Pil allo 0,8% nel 2025 e allo 0,9% nel 2026: sono al ribasso di un decimo di punto le previsioni di crescita di Confcommercio. Pesa la vicenda dei dazi, soprattutto l’incertezza per i continui annunci contrastanti, e la stagnazione dei consumi, che dovrebbero far registrare quest’anno e il prossimo una ripresa, anche se tiepida.
Si tratta di stime comunque più ottimistiche di quelle del governo, che nel Documento di finanza pubblica ha dimezzato la crescita al +0,6% per quest’anno rispetto alle previsioni dell’autunno scorso.
“Nonostante l’incertezza”, per il presidente di Confcommercio Carlo Sangalli, “inflazione sotto controllo, occupazione ai massimi e redditi reali in aumento” rappresentano “solidi presupposti per consentire all’Italia di reggere l’urto e attraversare con successo un periodo complesso e pieno di incognite”.
“La parziale marcia indietro dell’amministrazione americana è una buona notizia: implica che abbiamo una controparte che ascolta imprese e mercati. Ma le ampie oscillazioni negli indirizzi di politica economica non sono prive di conseguenze”, ha sottolineato Sangalli, in apertura del Forum di Confcommercio.
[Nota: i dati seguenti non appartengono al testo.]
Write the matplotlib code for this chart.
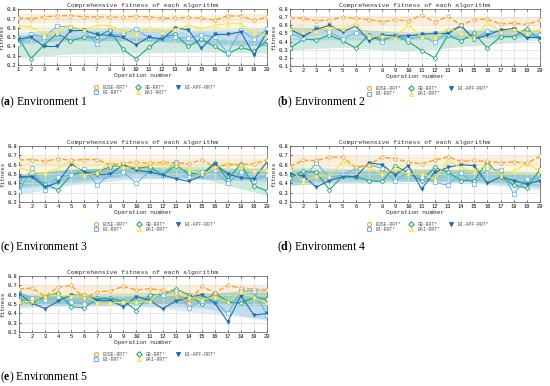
import numpy as np
import matplotlib.pyplot as plt
from matplotlib.lines import Line2D

# operation numbers
ops = list(range(1, 21))
band_x = [1, 5, 10, 15, 20]

algos = ['BOSE-RRT*', 'BI-RRT*', 'GB-RRT*', 'BAI-RRT*', 'BI-APF-RRT*']

# Environment 1
env1_bose = [0.71, 0.70, 0.72, 0.73, 0.735, 0.72, 0.72, 0.715, 0.72, 0.725, 0.72, 0.705, 0.705, 0.715, 0.705, 0.685, 0.73, 0.73, 0.685, 0.715]
env1_bi = [0.43, 0.535, 0.50, 0.62, 0.61, 0.58, 0.43, 0.52, 0.53, 0.59, 0.49, 0.49, 0.50, 0.49, 0.525, 0.50, 0.33, 0.58, 0.48, 0.585]
env1_gb = [0.50, 0.27, 0.42, 0.54, 0.46, 0.50, 0.50, 0.58, 0.37, 0.27, 0.39, 0.50, 0.53, 0.40, 0.48, 0.40, 0.32, 0.39, 0.35, 0.46]
env1_bai = [0.63, 0.61, 0.535, 0.56, 0.62, 0.58, 0.63, 0.625, 0.57, 0.535, 0.60, 0.56, 0.585, 0.63, 0.59, 0.63, 0.645, 0.645, 0.55, 0.515]
env1_apf = [0.48, 0.50, 0.40, 0.40, 0.57, 0.575, 0.53, 0.52, 0.50, 0.42, 0.50, 0.48, 0.60, 0.58, 0.38, 0.53, 0.53, 0.56, 0.31, 0.56]
env1_bands = {
    'BOSE-RRT*': ([0.65, 0.66, 0.66, 0.66, 0.65], [0.76, 0.76, 0.75, 0.74, 0.76]),
    'BAI-RRT*': ([0.55, 0.56, 0.55, 0.56, 0.55], [0.64, 0.63, 0.62, 0.63, 0.63]),
    'BI-RRT*': ([0.44, 0.47, 0.46, 0.45, 0.40], [0.55, 0.60, 0.60, 0.58, 0.60]),
    'GB-RRT*': ([0.28, 0.32, 0.33, 0.34, 0.33], [0.52, 0.52, 0.50, 0.47, 0.47]),
    'BI-APF-RRT*': ([0.42, 0.46, 0.46, 0.42, 0.40], [0.52, 0.58, 0.56, 0.56, 0.56]),
}

# Environment 2
env2_bose = [0.69, 0.685, 0.655, 0.665, 0.70, 0.685, 0.67, 0.645, 0.665, 0.655, 0.725, 0.64, 0.71, 0.60, 0.67, 0.675, 0.615, 0.625, 0.61, 0.66]
env2_bi = [0.50, 0.44, 0.57, 0.52, 0.43, 0.51, 0.47, 0.40, 0.48, 0.43, 0.47, 0.39, 0.52, 0.60, 0.43, 0.53, 0.52, 0.55, 0.47, 0.48]
env2_gb = [0.32, 0.43, 0.42, 0.48, 0.41, 0.32, 0.48, 0.42, 0.47, 0.40, 0.29, 0.20, 0.48, 0.41, 0.50, 0.32, 0.46, 0.46, 0.56, 0.42]
env2_bai = [0.56, 0.52, 0.53, 0.57, 0.56, 0.62, 0.46, 0.47, 0.45, 0.61, 0.46, 0.46, 0.56, 0.50, 0.44, 0.63, 0.52, 0.55, 0.50, 0.55]
env2_apf = [0.55, 0.47, 0.55, 0.60, 0.52, 0.59, 0.41, 0.48, 0.47, 0.47, 0.49, 0.50, 0.50, 0.59, 0.43, 0.48, 0.54, 0.56, 0.45, 0.45]
env2_bands = {
    'BOSE-RRT*': ([0.60, 0.61, 0.61, 0.61, 0.60], [0.72, 0.72, 0.72, 0.71, 0.70]),
    'BAI-RRT*': ([0.47, 0.48, 0.47, 0.48, 0.48], [0.60, 0.60, 0.58, 0.59, 0.58]),
    'BI-RRT*': ([0.42, 0.42, 0.42, 0.44, 0.46], [0.58, 0.56, 0.52, 0.55, 0.54]),
    'GB-RRT*': ([0.30, 0.33, 0.28, 0.35, 0.42], [0.45, 0.46, 0.46, 0.48, 0.50]),
    'BI-APF-RRT*': ([0.47, 0.47, 0.45, 0.47, 0.46], [0.58, 0.57, 0.50, 0.54, 0.54]),
}

# Environment 3
env3_bose = [0.65, 0.655, 0.635, 0.665, 0.645, 0.655, 0.655, 0.595, 0.62, 0.625, 0.615, 0.625, 0.62, 0.61, 0.65, 0.575, 0.60, 0.60, 0.61, 0.65]
env3_bi = [0.32, 0.56, 0.33, 0.47, 0.49, 0.55, 0.38, 0.50, 0.52, 0.40, 0.53, 0.49, 0.63, 0.47, 0.52, 0.54, 0.40, 0.52, 0.43, 0.49]
env3_gb = [0.46, 0.48, 0.39, 0.33, 0.49, 0.52, 0.52, 0.58, 0.59, 0.56, 0.58, 0.49, 0.59, 0.51, 0.50, 0.62, 0.44, 0.61, 0.37, 0.32]
env3_bai = [0.57, 0.52, 0.51, 0.56, 0.64, 0.49, 0.51, 0.63, 0.57, 0.58, 0.60, 0.60, 0.60, 0.54, 0.50, 0.56, 0.62, 0.59, 0.53, 0.54]
env3_apf = [0.47, 0.47, 0.36, 0.41, 0.61, 0.52, 0.49, 0.50, 0.60, 0.54, 0.52, 0.49, 0.45, 0.42, 0.48, 0.61, 0.50, 0.46, 0.45, 0.63]
env3_bands = {
    'BOSE-RRT*': ([0.59, 0.60, 0.59, 0.59, 0.59], [0.69, 0.69, 0.68, 0.68, 0.68]),
    'BAI-RRT*': ([0.50, 0.51, 0.52, 0.51, 0.50], [0.62, 0.62, 0.62, 0.61, 0.62]),
    'BI-RRT*': ([0.28, 0.38, 0.45, 0.45, 0.42], [0.50, 0.55, 0.58, 0.55, 0.52]),
    'GB-RRT*': ([0.35, 0.40, 0.50, 0.45, 0.27], [0.50, 0.55, 0.58, 0.58, 0.55]),
    'BI-APF-RRT*': ([0.36, 0.44, 0.46, 0.44, 0.45], [0.50, 0.56, 0.55, 0.54, 0.58]),
}

# Environment 4
env4_bose = [0.58, 0.645, 0.645, 0.68, 0.68, 0.57, 0.60, 0.68, 0.665, 0.625, 0.61, 0.65, 0.685, 0.635, 0.645, 0.635, 0.62, 0.63, 0.615, 0.69]
env4_bi = [0.54, 0.45, 0.62, 0.46, 0.49, 0.56, 0.60, 0.56, 0.42, 0.53, 0.47, 0.41, 0.38, 0.51, 0.39, 0.56, 0.54, 0.29, 0.45, 0.45]
env4_gb = [0.46, 0.53, 0.52, 0.33, 0.48, 0.47, 0.43, 0.42, 0.59, 0.51, 0.43, 0.57, 0.52, 0.43, 0.43, 0.63, 0.47, 0.38, 0.35, 0.55]
env4_bai = [0.57, 0.41, 0.48, 0.48, 0.63, 0.58, 0.57, 0.50, 0.56, 0.50, 0.50, 0.45, 0.64, 0.57, 0.52, 0.60, 0.48, 0.53, 0.61, 0.53]
env4_apf = [0.50, 0.48, 0.36, 0.43, 0.47, 0.47, 0.62, 0.60, 0.49, 0.59, 0.34, 0.52, 0.57, 0.60, 0.59, 0.40, 0.47, 0.43, 0.39, 0.43]
env4_bands = {
    'BOSE-RRT*': ([0.60, 0.61, 0.60, 0.60, 0.60], [0.70, 0.70, 0.69, 0.69, 0.70]),
    'BAI-RRT*': ([0.47, 0.48, 0.48, 0.48, 0.47], [0.60, 0.60, 0.59, 0.60, 0.60]),
    'BI-RRT*': ([0.38, 0.42, 0.42, 0.40, 0.33], [0.58, 0.56, 0.52, 0.52, 0.50]),
    'GB-RRT*': ([0.38, 0.40, 0.42, 0.42, 0.36], [0.55, 0.52, 0.55, 0.55, 0.52]),
    'BI-APF-RRT*': ([0.40, 0.45, 0.44, 0.42, 0.38], [0.52, 0.55, 0.56, 0.55, 0.48]),
}

# Environment 5
env5_bose = [0.66, 0.67, 0.58, 0.68, 0.70, 0.56, 0.63, 0.64, 0.69, 0.65, 0.665, 0.645, 0.615, 0.51, 0.69, 0.62, 0.70, 0.67, 0.66, 0.645]
env5_bi = [0.62, 0.56, 0.54, 0.57, 0.52, 0.50, 0.52, 0.53, 0.52, 0.52, 0.55, 0.60, 0.64, 0.46, 0.53, 0.52, 0.40, 0.64, 0.64, 0.38]
env5_gb = [0.54, 0.52, 0.58, 0.62, 0.47, 0.46, 0.56, 0.56, 0.53, 0.43, 0.60, 0.60, 0.66, 0.60, 0.50, 0.62, 0.52, 0.51, 0.57, 0.55]
env5_bai = [0.52, 0.53, 0.60, 0.59, 0.59, 0.61, 0.51, 0.51, 0.52, 0.52, 0.53, 0.65, 0.61, 0.58, 0.54, 0.58, 0.52, 0.63, 0.57, 0.51]
env5_apf = [0.61, 0.51, 0.45, 0.53, 0.60, 0.60, 0.54, 0.54, 0.47, 0.58, 0.54, 0.45, 0.53, 0.57, 0.60, 0.51, 0.31, 0.59, 0.38, 0.40]
env5_bands = {
    'BOSE-RRT*': ([0.60, 0.61, 0.61, 0.60, 0.60], [0.70, 0.70, 0.70, 0.70, 0.70]),
    'BAI-RRT*': ([0.50, 0.51, 0.51, 0.51, 0.50], [0.62, 0.62, 0.62, 0.62, 0.62]),
    'BI-RRT*': ([0.50, 0.48, 0.48, 0.46, 0.32], [0.62, 0.57, 0.59, 0.60, 0.68]),
    'GB-RRT*': ([0.48, 0.48, 0.50, 0.50, 0.48], [0.60, 0.60, 0.62, 0.62, 0.62]),
    'BI-APF-RRT*': ([0.45, 0.50, 0.48, 0.40, 0.34], [0.60, 0.60, 0.58, 0.60, 0.60]),
}

colors = {'BOSE-RRT*': '#f2a431', 'BI-RRT*': '#62b6e6', 'GB-RRT*': '#22a37a',
          'BAI-RRT*': '#f2e34d', 'BI-APF-RRT*': '#1f6fb2'}
markers = {'BOSE-RRT*': 'o', 'BI-RRT*': 's', 'GB-RRT*': 'D',
           'BAI-RRT*': '^', 'BI-APF-RRT*': 'v'}
band_alpha = {'BOSE-RRT*': 0.18, 'BI-RRT*': 0.28, 'GB-RRT*': 0.22,
              'BAI-RRT*': 0.22, 'BI-APF-RRT*': 0.12}

mono = 'Liberation Mono'
plt.rcParams['mathtext.fontset'] = 'custom'
plt.rcParams['mathtext.bf'] = 'Liberation Serif:bold'
plt.rcParams['mathtext.rm'] = 'Liberation Serif'

fig = plt.figure(figsize=(5.5, 3.86), dpi=100)
W, H = 550.0, 386.0


def add_axes(left, right, top, bottom):
    return fig.add_axes([left / W, 1 - bottom / H, (right - left) / W, (bottom - top) / H])


def draw_panel(ax, series, bands, ymin):
    # bands first so lines sit on top
    for name in ['BOSE-RRT*', 'BAI-RRT*', 'BI-RRT*', 'GB-RRT*', 'BI-APF-RRT*']:
        lo, hi = bands[name]
        ax.fill_between(band_x, lo, hi, color=colors[name], alpha=band_alpha[name], lw=0)
    order = ['GB-RRT*', 'BI-RRT*', 'BI-APF-RRT*', 'BAI-RRT*', 'BOSE-RRT*']
    for name in order:
        ls = '--' if name == 'BOSE-RRT*' else '-'
        lw = 1.0 if name == 'BOSE-RRT*' else 0.8
        fc = colors[name] if name == 'BI-APF-RRT*' else 'white'
        ax.plot(ops, series[name], ls=ls, lw=lw, color=colors[name], marker=markers[name],
                ms=2.4, mfc=fc, mew=0.55, zorder=3)
    ax.set_xlim(1, 20)
    ax.set_ylim(ymin, 0.8)
    ax.set_xticks(ops)
    ax.set_yticks(np.round(np.arange(ymin, 0.81, 0.1), 1))
    ax.grid(True, color='#dddddd', lw=0.5)
    ax.tick_params(labelsize=3.9, length=1.5, width=0.4, pad=1.5, direction='in', top=True)
    for lab in ax.get_xticklabels() + ax.get_yticklabels():
        lab.set_fontfamily(mono)
    for sp in ax.spines.values():
        sp.set_linewidth(0.5)
        sp.set_color('#555555')
    ax.set_title('Comprehensive fitness of each algorithm', fontsize=4.6, family=mono,
                 pad=1.5, color='#333333')
    ax.set_xlabel('Operation number', fontsize=4.4, family=mono, labelpad=1, color='#333333')
    ax.set_ylabel('fitness', fontsize=4.4, family=mono, labelpad=1, color='#333333')
    handles = [Line2D([], [], ls='none', marker=markers[n], color=colors[n], ms=2.8,
                      mfc=(colors[n] if n == 'BI-APF-RRT*' else 'white'), mew=0.8) for n in algos]
    ax.legend(handles, algos, loc='upper center', bbox_to_anchor=(0.55, -0.31), ncol=3,
              frameon=False, prop={'family': mono, 'size': 3.4}, handletextpad=0.9,
              columnspacing=1.6, labelspacing=0.08, handlelength=1.0, borderpad=0,
              labelcolor='#555555')


envs = [
    ({'BOSE-RRT*': env1_bose, 'BI-RRT*': env1_bi, 'GB-RRT*': env1_gb, 'BAI-RRT*': env1_bai, 'BI-APF-RRT*': env1_apf}, env1_bands, 0.2),
    ({'BOSE-RRT*': env2_bose, 'BI-RRT*': env2_bi, 'GB-RRT*': env2_gb, 'BAI-RRT*': env2_bai, 'BI-APF-RRT*': env2_apf}, env2_bands, 0.1),
    ({'BOSE-RRT*': env3_bose, 'BI-RRT*': env3_bi, 'GB-RRT*': env3_gb, 'BAI-RRT*': env3_bai, 'BI-APF-RRT*': env3_apf}, env3_bands, 0.2),
    ({'BOSE-RRT*': env4_bose, 'BI-RRT*': env4_bi, 'GB-RRT*': env4_gb, 'BAI-RRT*': env4_bai, 'BI-APF-RRT*': env4_apf}, env4_bands, 0.2),
    ({'BOSE-RRT*': env5_bose, 'BI-RRT*': env5_bi, 'GB-RRT*': env5_gb, 'BAI-RRT*': env5_bai, 'BI-APF-RRT*': env5_apf}, env5_bands, 0.2),
]

# panel boxes in pixels: left, right, top, bottom
boxes = [(18, 267, 9.5, 65), (290, 540, 9, 66), (19, 267, 146, 202),
         (290, 540, 146, 202), (19, 267, 276, 332)]
captions = ['a', 'b', 'c', 'd', 'e']
cap_pos = [(0, 102), (277, 102), (0, 247), (277, 247), (0, 377)]

for i in range(5):
    ax = add_axes(*boxes[i])
    draw_panel(ax, envs[i][0], envs[i][1], envs[i][2])
    cx, cy = cap_pos[i]
    fig.text(cx / W, 1 - cy / H, r'($\mathbf{%s}$) Environment %d' % (captions[i], i + 1),
             fontsize=8.5, family='Liberation Serif', va='center', ha='left')

fig.savefig('out.png', dpi=100)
Per questo è necessario un “paziente, determinato e faticoso lavoro di negoziazione multilaterale per ricucire e ripristinare”. Sul piano interno, la Confcommercio chiede uno stimolo ai consumi, che “anche alla fine del prossimo anno, non saranno tornati ai livelli del 2007, cioè di venti anni prima. Quindi – ha sottolineato – bisogna rimettere al centro dell’agenda di Governo la riduzione delle imposte per il ceto produttivo. E bisogna farlo adesso”.
Negli anni i consumi degli italiani sono calati e cambiati: dal 2007 al 2024 la spesa si è ridotta di 452 euro pro-capite, mentre si concentra più sui servizi. E anche se da quest’anno la stima è di una lenta inversione di tendenza rispetto alla stagnazione degli anni precedenti – con una crescita dei consumi stimata a +1,2% per il 2025 e +1% per il 2026 – il calo non verrà assorbito con la crescita dei consumi di quest’anno e dell’anno prossimo. In particolare, rispetto al 2007, la spesa per beni è calata di 1.115, mentre quella per i servizi è aumentata di 657 euro in media per ogni italiano.
Cala la spesa per alimenti, -408 euro pro-capite (di cui -83 euro per la carne) e spendiamo 92 euro in meno per vestiario e calzature. Aumenta, invece, la spesa per la sanità e la cura del sì, 112 euro in più in meno di 20 anni.
Aumenta di 316 euro la spesa per servizi di comunicazione, ricreazione e istruzioni: è di 190 euro in più la spesa per sport e tempo libero, di 70 euro in più per ristoranti.
Allo stesso tempo, i prezzi dell’energia, “sono ancora molto elevati, con un pesante impatto sulle bollette di famiglie e imprese, in particolare quelle del terziario di mercato”, per le quali a marzo 2025, le tariffe dell’energia elettrica hanno registrato un incremento del 53,5% rispetto alle tariffe pre-crisi del 2019, quelle del gas addirittura dell’88,2%. E “le misure adottate dal Governo non sono ancora sufficienti”, quindi Confcommercio torna a chiedere “interventi strutturali”.
E per incoraggiare gli investimenti, che secondo le previsioni saranno quasi fermi anche nel 2025 allo 0,4%, occorre lavorare sulla leva fiscale rendono strutturali interventi come la deduzione rafforzata del costo del lavoro e l’Ires premiale.
Ma allora, nel leggere questi dati, tra qualche lucina e troppe ombre, come si fa ad immaginare che la priorità dei cittadini sia, piuttosto che una riduzione delle tasse e degli onieri in bolletta, un cambio della guardia al Viminale, chiesto da un piccolo gruppo di persone tesserate ad un partito e che rappresentano in quota percentuale una parte irrisoria dei contribuenti, delle aziende italiane?